The tax is determined by a tax determination code. The procedure for determining the tax determination code is the same as for revenue account determination.
The tax determination code – together with the country and date – defines which VAT code is valid for the billed period or for the invoicing key date.
The VAT code and tax record are determined:
- At the time of billing and budget billing plan creation. In case of a change in tax, billing prorates the bill lines
- The proration takes place in invoicing. In case of a change in tax, proration does not take place. The tax that is valid at the time of invoicing is important.

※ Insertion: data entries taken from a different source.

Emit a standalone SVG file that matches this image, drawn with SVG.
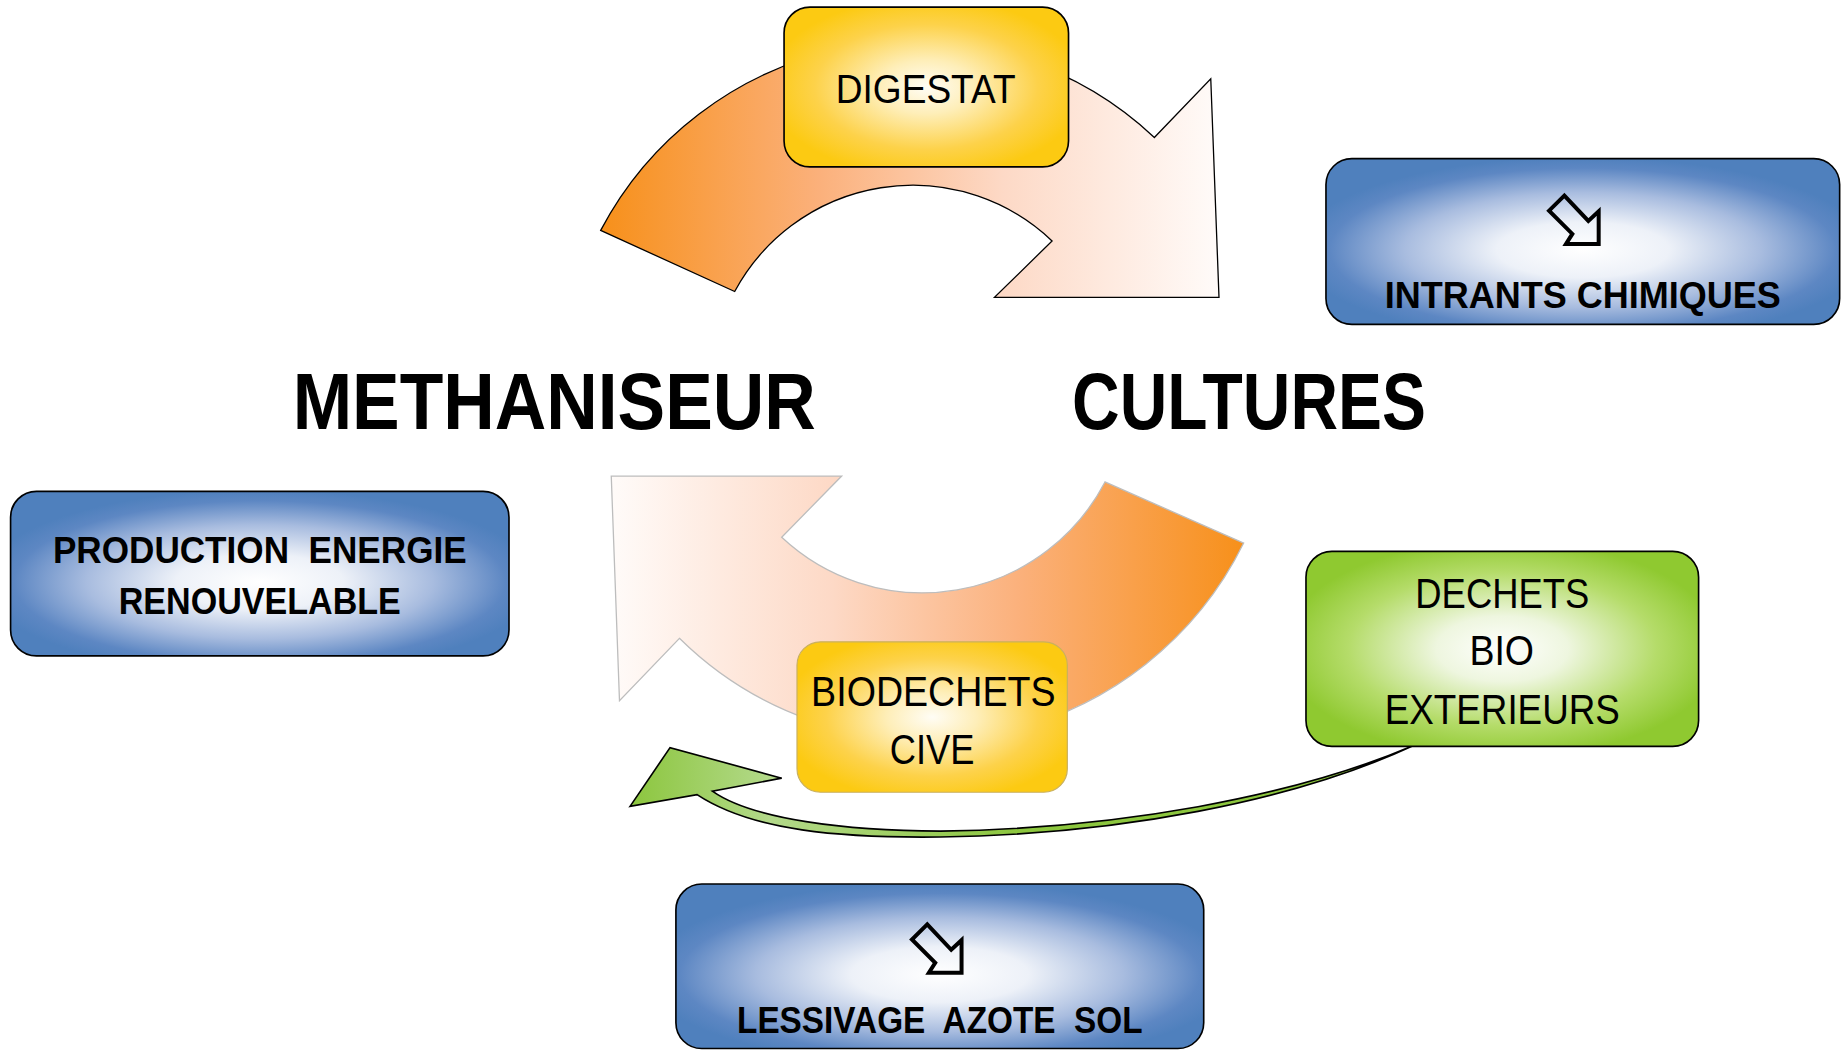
<svg xmlns="http://www.w3.org/2000/svg" width="1843" height="1051" viewBox="0 0 1843 1051">
<defs>
<style>
.t{font-family:"Liberation Sans",Arial,sans-serif;fill:#000;white-space:pre}
.b{font-weight:bold}
.box{stroke:#000;stroke-width:1.4}
.icon{fill:none;stroke:#000;stroke-width:3.4;stroke-linejoin:miter}
</style>
<linearGradient id="gTop" gradientUnits="userSpaceOnUse" x1="511" y1="0" x2="1037" y2="0">
<stop offset="0" stop-color="#f7901a"/>
<stop offset="0.35" stop-color="#fbb07a"/>
<stop offset="0.65" stop-color="#fdd9c6"/>
<stop offset="1" stop-color="#fffbf9"/>
</linearGradient>
<linearGradient id="gBot" gradientUnits="userSpaceOnUse" x1="520" y1="0" x2="1058" y2="0">
<stop offset="0" stop-color="#fffbf9"/>
<stop offset="0.35" stop-color="#fdd9c6"/>
<stop offset="0.65" stop-color="#fbb07a"/>
<stop offset="1" stop-color="#f7901a"/>
</linearGradient>
<linearGradient id="gGreenArrow" gradientUnits="userSpaceOnUse" x1="536" y1="0" x2="1200" y2="0">
<stop offset="0" stop-color="#8cc63e"/>
<stop offset="0.18" stop-color="#b3d98a"/>
<stop offset="0.5" stop-color="#8cc63e"/>
<stop offset="1" stop-color="#8cc63e"/>
</linearGradient>
<radialGradient id="gBlue" cx="0.5" cy="0.55" r="0.56">
<stop offset="0" stop-color="#ffffff"/>
<stop offset="0.3" stop-color="#edf1f8"/>
<stop offset="0.62" stop-color="#a8bcdf"/>
<stop offset="0.88" stop-color="#5d87c3"/>
<stop offset="1" stop-color="#4f80bd"/>
</radialGradient>
<radialGradient id="gYellow" cx="0.5" cy="0.5" r="0.56">
<stop offset="0" stop-color="#fffdf5"/>
<stop offset="0.3" stop-color="#feeeb8"/>
<stop offset="0.7" stop-color="#fdd24a"/>
<stop offset="1" stop-color="#fcca12"/>
</radialGradient>
<radialGradient id="gGreen" cx="0.5" cy="0.5" r="0.56">
<stop offset="0" stop-color="#ffffff"/>
<stop offset="0.3" stop-color="#eef6df"/>
<stop offset="0.7" stop-color="#b5dc6a"/>
<stop offset="1" stop-color="#8fc930"/>
</radialGradient>
<path id="dnArrow" d="M-9.2,-20.6 L-22.2,-7.8 L-2.4,12 L-7.8,20.5 L20,20.5 L20,-7.2 L11.2,1 Z"/>
</defs>
<rect width="1843" height="1051" fill="#fff"/>
<g transform="scale(1.1755)">
<g id="connectors">
<path id="arc-top" d="M511,196 A300,300 0 0 1 982,117 L1030,67 L1037,253 L846,253 L895,205 A172,172 0 0 0 625,248 Z" fill="url(#gTop)" stroke="#000" stroke-width="1.1"/>
<path id="arc-bottom" d="M1058,462 A300,300 0 0 1 578,543 L527,596 L520,405 L716,405 L665,457 A175,175 0 0 0 940,410 Z" fill="url(#gBot)" stroke="#bdbdbd" stroke-width="1.1"/>
<path id="green-arrow" d="M536,686 L570,636 L665,662 L606,673 C640,697 720,707 800,707 C950,705 1100,678 1203,634 C1100,682 950,710 800,712 C715,713 640,707 593,676 Z" fill="url(#gGreenArrow)" stroke="#000" stroke-width="1.4" stroke-linejoin="miter"/>
</g>
<g id="digestat">
<rect class="box" x="667" y="6" width="242" height="136" rx="22" fill="url(#gYellow)"/>
<text class="t" x="711" y="88" font-size="35" textLength="153" lengthAdjust="spacingAndGlyphs">DIGESTAT</text>
</g>
<g id="biodechets">
<rect x="678" y="546" width="230" height="128" rx="20" fill="url(#gYellow)" stroke="#c9b060" stroke-width="1"/>
<text class="t" x="690" y="601" font-size="36" textLength="208" lengthAdjust="spacingAndGlyphs">BIODECHETS</text>
<text class="t" x="757" y="650" font-size="36" textLength="72" lengthAdjust="spacingAndGlyphs">CIVE</text>
</g>
<g id="methaniseur">
<text class="t b" x="249" y="365" font-size="68" textLength="445" lengthAdjust="spacingAndGlyphs">METHANISEUR</text>
</g>
<g id="cultures">
<text class="t b" x="912" y="365" font-size="68" textLength="301" lengthAdjust="spacingAndGlyphs">CULTURES</text>
</g>
<g id="intrants">
<rect class="box" x="1128" y="135" width="437" height="141" rx="22" fill="url(#gBlue)"/>
<use href="#dnArrow" class="icon" transform="translate(1340,187)"/>
<text class="t b" x="1178" y="262" font-size="32" textLength="337" lengthAdjust="spacingAndGlyphs">INTRANTS CHIMIQUES</text>
</g>
<g id="production">
<rect class="box" x="9" y="418" width="424" height="140" rx="22" fill="url(#gBlue)"/>
<text class="t b" x="45" y="479" font-size="32" textLength="352" lengthAdjust="spacingAndGlyphs">PRODUCTION  ENERGIE</text>
<text class="t b" x="101" y="522" font-size="32" textLength="240" lengthAdjust="spacingAndGlyphs">RENOUVELABLE</text>
</g>
<g id="dechets">
<rect class="box" x="1111" y="469" width="334" height="166" rx="22" fill="url(#gGreen)"/>
<text class="t" x="1204" y="517" font-size="36" textLength="148" lengthAdjust="spacingAndGlyphs">DECHETS</text>
<text class="t" x="1250" y="566" font-size="36" textLength="55" lengthAdjust="spacingAndGlyphs">BIO</text>
<text class="t" x="1178" y="616" font-size="36" textLength="200" lengthAdjust="spacingAndGlyphs">EXTERIEURS</text>
</g>
<g id="lessivage">
<rect class="box" x="575" y="752" width="449" height="140" rx="22" fill="url(#gBlue)"/>
<use href="#dnArrow" class="icon" transform="translate(798,807)"/>
<text class="t b" x="627" y="879" font-size="32" textLength="345" lengthAdjust="spacingAndGlyphs">LESSIVAGE  AZOTE  SOL</text>
</g>
</g>
</svg>
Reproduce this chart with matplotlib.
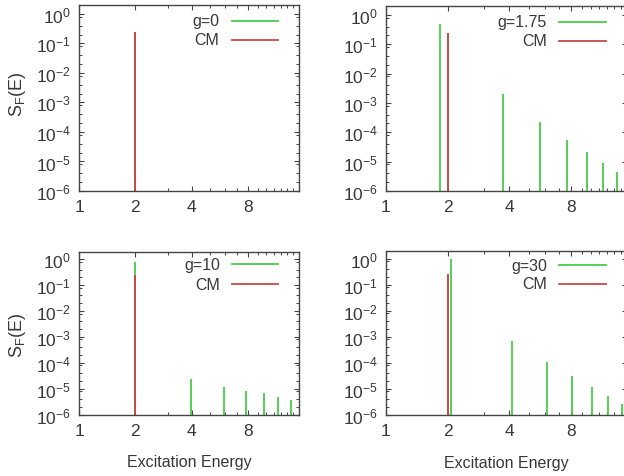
import numpy as np
import matplotlib
matplotlib.use("Agg")
import matplotlib.pyplot as plt
from matplotlib.ticker import LogLocator, FixedLocator, FixedFormatter, NullFormatter

plt.rcParams['font.family'] = ['Liberation Sans', 'DejaVu Sans']
plt.rcParams['mathtext.fontset'] = 'custom'
plt.rcParams['mathtext.rm'] = 'Liberation Sans'
plt.rcParams['mathtext.it'] = 'Liberation Sans'

# spectral lines
cm_x = [2.0]
cm_y = [0.25]

g0_x = [2.0]
g0_y = [0.25]

g175_x = [1.83, 3.71, 5.64, 7.61, 9.53, 11.49, 13.44]
g175_y = [0.48, 1.95e-3, 2.2e-4, 5.5e-5, 2.05e-5, 8.7e-6, 4.6e-6]

g10_x = [2.0, 3.97, 5.95, 7.85, 9.75, 11.65, 13.55]
g10_y = [0.8, 2.3e-5, 1.18e-5, 8.3e-6, 6.6e-6, 4.9e-6, 3.7e-6]

g30_x = [2.07, 4.13, 6.12, 8.11, 10.08, 12.15, 14.12]
g30_y = [0.95, 6.8e-4, 1.1e-4, 3.0e-5, 1.2e-5, 5.4e-6, 2.6e-6]

labels = ['g=0', 'g=1.75', 'g=10', 'g=30']
series = [(g0_x, g0_y), (g175_x, g175_y), (g10_x, g10_y), (g30_x, g30_y)]

xticks = [1, 2, 4, 8]
xminor = [3, 5, 6, 7, 9, 10, 11, 12, 13, 14, 15]

green = '#48cc48'
red = '#c44a4a'
text_col = '#383838'
spine_col = '#444444'

W, H = 624, 477
fig = plt.figure(figsize=(W / 100, H / 100), dpi=100)

# panel boxes in pixels: left, right, top, bottom
boxes = [(79, 299, 6, 192), (386, 627, 7, 192),
         (79, 299, 252.5, 415.5), (386, 627, 252, 415.7)]
leg_text_x = [0.636, 0.668, 0.641, 0.668]
leg_line = [(0.695, 0.905), (0.718, 0.913), (0.695, 0.905), (0.718, 0.913)]
leg_y = [(0.916, 0.813), (0.915, 0.813), (0.923, 0.80), (0.914, 0.80)]
ylab_y = [94, None, 335, None]

for i, (l, r, t, b) in enumerate(boxes):
    ax = fig.add_axes([l / W, 1 - b / H, (r - l) / W, (b - t) / H])
    gx, gy = series[i]
    ax.vlines(gx, 1e-7, gy, color=green, lw=1.3)
    ax.vlines(cm_x, 1e-7, cm_y, color=red, lw=1.4)

    ax.set_xscale('log', base=2)
    ax.set_yscale('log')
    ax.set_xlim(1, 15)
    ax.set_ylim(1e-6, 2)

    ax.xaxis.set_major_locator(FixedLocator(xticks))
    ax.xaxis.set_major_formatter(FixedFormatter([str(v) for v in xticks]))
    ax.xaxis.set_minor_locator(FixedLocator(xminor))
    ax.xaxis.set_minor_formatter(NullFormatter())
    ax.yaxis.set_major_locator(LogLocator(base=10, numticks=10))
    ax.yaxis.set_minor_locator(LogLocator(base=10, subs=(2, 4, 8), numticks=10))
    ax.yaxis.set_minor_formatter(NullFormatter())

    ax.tick_params(which='both', direction='in', top=True, right=True,
                   colors=spine_col, labelcolor=text_col, labelsize=12.5)
    ax.tick_params(which='major', length=3.5, width=0.8, pad=6)
    ax.tick_params(which='minor', length=2, width=0.7)
    for sp in ax.spines.values():
        sp.set_color(spine_col)
        sp.set_linewidth(1.0)

    # key, right-aligned text then sample line
    for lab, col, yy in zip([labels[i], 'CM'], [green, red], leg_y[i]):
        ax.text(leg_text_x[i], yy, lab, transform=ax.transAxes, ha='right',
                va='center', fontsize=11.5, color=text_col)
        ax.plot(leg_line[i], [yy, yy], transform=ax.transAxes, color=col,
                lw=1.3, clip_on=False)

    if ylab_y[i] is not None:
        fig.text(17 / W, 1 - ylab_y[i] / H, r'S$_\mathrm{F}$(E)', rotation=90,
                 ha='center', va='center', fontsize=13, color=text_col)
    if i >= 2:
        ax.set_xlabel('Excitation Energy', fontsize=11.5, color=text_col,
                      labelpad=12)

fig.savefig('out.png', dpi=100)
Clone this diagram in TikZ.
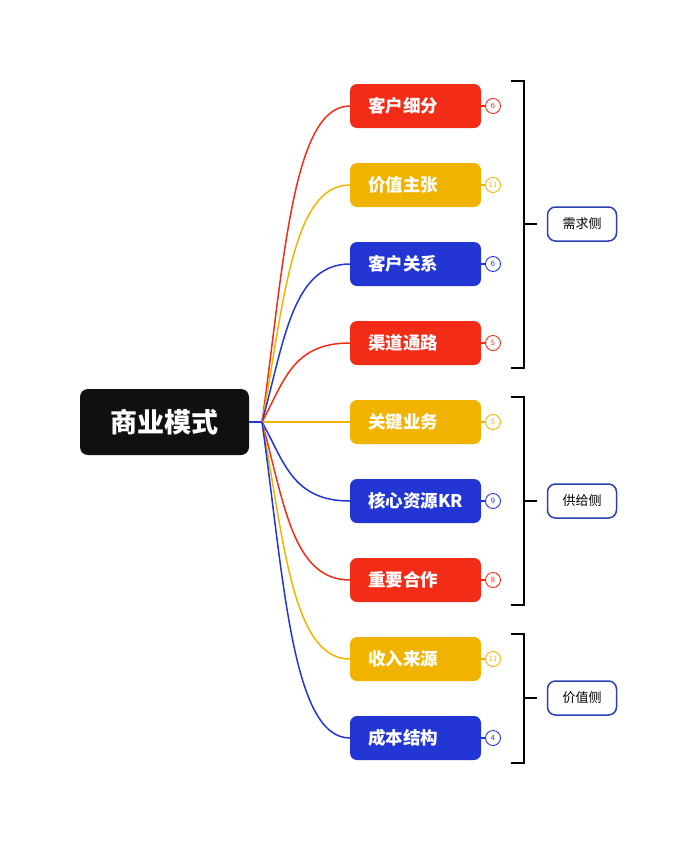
\documentclass[tikz,border=0pt]{standalone}
\usepackage{fontspec}
\newfontfamily\cjk{Noto Sans CJK SC}
\usetikzlibrary{positioning, calc}

\definecolor{mred}{HTML}{F22C17}
\definecolor{myellow}{HTML}{F0B400}
\definecolor{mblue}{HTML}{2236D4}
\definecolor{mframe}{HTML}{2A40B0}
\definecolor{mblack}{HTML}{101010}

\begin{document}
\begin{tikzpicture}[
  x=1pt,
  y=-1pt,
  root/.style={fill=mblack, rounded corners=8pt, minimum width=169pt, minimum height=66pt, text=white, font=\cjk\bfseries\fontsize{27}{30}\selectfont},
  topic/.style={rounded corners=7pt, minimum height=44pt, text width=95pt, align=left, inner xsep=18pt, text=white, font=\cjk\bfseries\fontsize{17.5}{20}\selectfont},
  count/.style={circle, draw, line width=0.9pt, minimum size=15pt, inner sep=0pt, font=\sffamily\fontsize{8}{9}\selectfont},
  side/.style={draw=mframe, line width=1.5pt, rounded corners=8pt, minimum width=69pt, minimum height=34pt, font=\cjk\fontsize{13}{15}\selectfont},
  branch/.style={line width=1.5pt},
  brace/.style={line width=1.5pt, black}
  ]
    % page
    \useasboundingbox (0,0) rectangle (697,844);

    % root
    \node[root] (biz) at (164.5,422) {商业模式};
    \coordinate (hub) at (262,422);
    \draw[branch, mblue] (biz.east) -- (hub);

% nine topics
\node[topic, fill=mred] (seg) at (415.5,106) {客户细分};
\node[topic, fill=myellow] (val) at (415.5,185) {价值主张};
\node[topic, fill=mblue] (rel) at (415.5,264) {客户关系};
\node[topic, fill=mred] (chn) at (415.5,343) {渠道通路};
\node[topic, fill=myellow] (act) at (415.5,422) {关键业务};
\node[topic, fill=mblue] (res) at (415.5,501) {核心资源KR};
\node[topic, fill=mred] (prt) at (415.5,580) {重要合作};
\node[topic, fill=myellow] (rev) at (415.5,659) {收入来源};
\node[topic, fill=mblue] (cst) at (415.5,738) {成本结构};

% curves hub -> topics
\draw[branch, mred] (hub) .. controls (284,264) and (292,106) .. (seg.west);
\draw[branch, myellow] (hub) .. controls (284,303) and (292,185) .. (val.west);
\draw[branch, mblue] (hub) .. controls (284,343) and (292,264) .. (rel.west);
\draw[branch, mred] (hub) .. controls (284,382) and (292,343) .. (chn.west);
\draw[branch, myellow] (hub) -- (act.west);
\draw[branch, mblue] (hub) .. controls (284,461) and (292,501) .. (res.west);
\draw[branch, mred] (hub) .. controls (284,501) and (292,580) .. (prt.west);
\draw[branch, myellow] (hub) .. controls (284,540) and (292,659) .. (rev.west);
\draw[branch, mblue] (hub) .. controls (284,580) and (292,738) .. (cst.west);

% counters
\node[count, draw=mred, text=mred] (nseg) at (493,106) {6};
\node[count, draw=myellow, text=myellow] (nval) at (493,185) {11};
\node[count, draw=mblue, text=mblue] (nrel) at (493,264) {6};
\node[count, draw=mred, text=mred] (nchn) at (493,343) {5};
\node[count, draw=myellow, text=myellow] (nact) at (493,422) {5};
\node[count, draw=mblue, text=mblue] (nres) at (493,501) {9};
\node[count, draw=mred, text=mred] (nprt) at (493,580) {8};
\node[count, draw=myellow, text=myellow] (nrev) at (493,659) {11};
\node[count, draw=mblue, text=mblue] (ncst) at (493,738) {4};

\draw[branch, mred] (seg.east) -- (nseg);
\draw[branch, myellow] (val.east) -- (nval);
\draw[branch, mblue] (rel.east) -- (nrel);
\draw[branch, mred] (chn.east) -- (nchn);
\draw[branch, myellow] (act.east) -- (nact);
\draw[branch, mblue] (res.east) -- (nres);
\draw[branch, mred] (prt.east) -- (nprt);
\draw[branch, myellow] (rev.east) -- (nrev);
\draw[branch, mblue] (cst.east) -- (ncst);

%%%%%%%%%% groups
% demand
\node[side] (dem) at (582,224) {需求侧};
\coordinate (demtop) at (511,81);
\coordinate (dembot) at (511,368);
\coordinate (demmid) at (524,224);
\draw[brace] (demtop) -- +(13,0) |- (dembot);
\draw[brace] (demmid) -- +(13,0);

% supply
\node[side] (sup) at (582,501) {供给侧};
\coordinate (suptop) at (511,397);
\coordinate (supbot) at (511,605);
\coordinate (supmid) at (524,501);
\draw[brace] (suptop) -- +(13,0) |- (supbot);
\draw[brace] (supmid) -- +(13,0);

% value
\node[side] (vls) at (582,698) {价值侧};
\coordinate (vlstop) at (511,634);
\coordinate (vlsbot) at (511,763);
\coordinate (vlsmid) at (524,698);
\draw[brace] (vlstop) -- +(13,0) |- (vlsbot);
\draw[brace] (vlsmid) -- +(13,0);

\end{tikzpicture}
\end{document}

Depending on the bill layout, there can be different tax base amounts for determining the VAT in bill printout and contract A/R & A/P postings, because the postings are independent of each other.
In the example, the VAT is printed separately for each billing document. The postings to the general ledger account are however grouped according to energy price and service price. The tax is calculated for each offsetting item, summarized and posted to the tax account (each individual item is round according to currency).
A maximum difference of € 0.01 (or the smallest currency unit) between the print document and the contract A/R & A/P document is permitted for each bill line.
If the maximum permitted amount is exceeded, invoicing is canceled with error message Difference for tax clearing too large. Otherwise, the posted VAT is automatically adjusted to the VAT on the bill.
The required representation of VAT on the bill depends on which presort key was stored in the billing schema.
The budget billing amounts transferred to invoicing are gross amounts. The VAT is calculated from these gross amounts. Otherwise, the posted VAT is automatically adjusted to the VAT on the bill.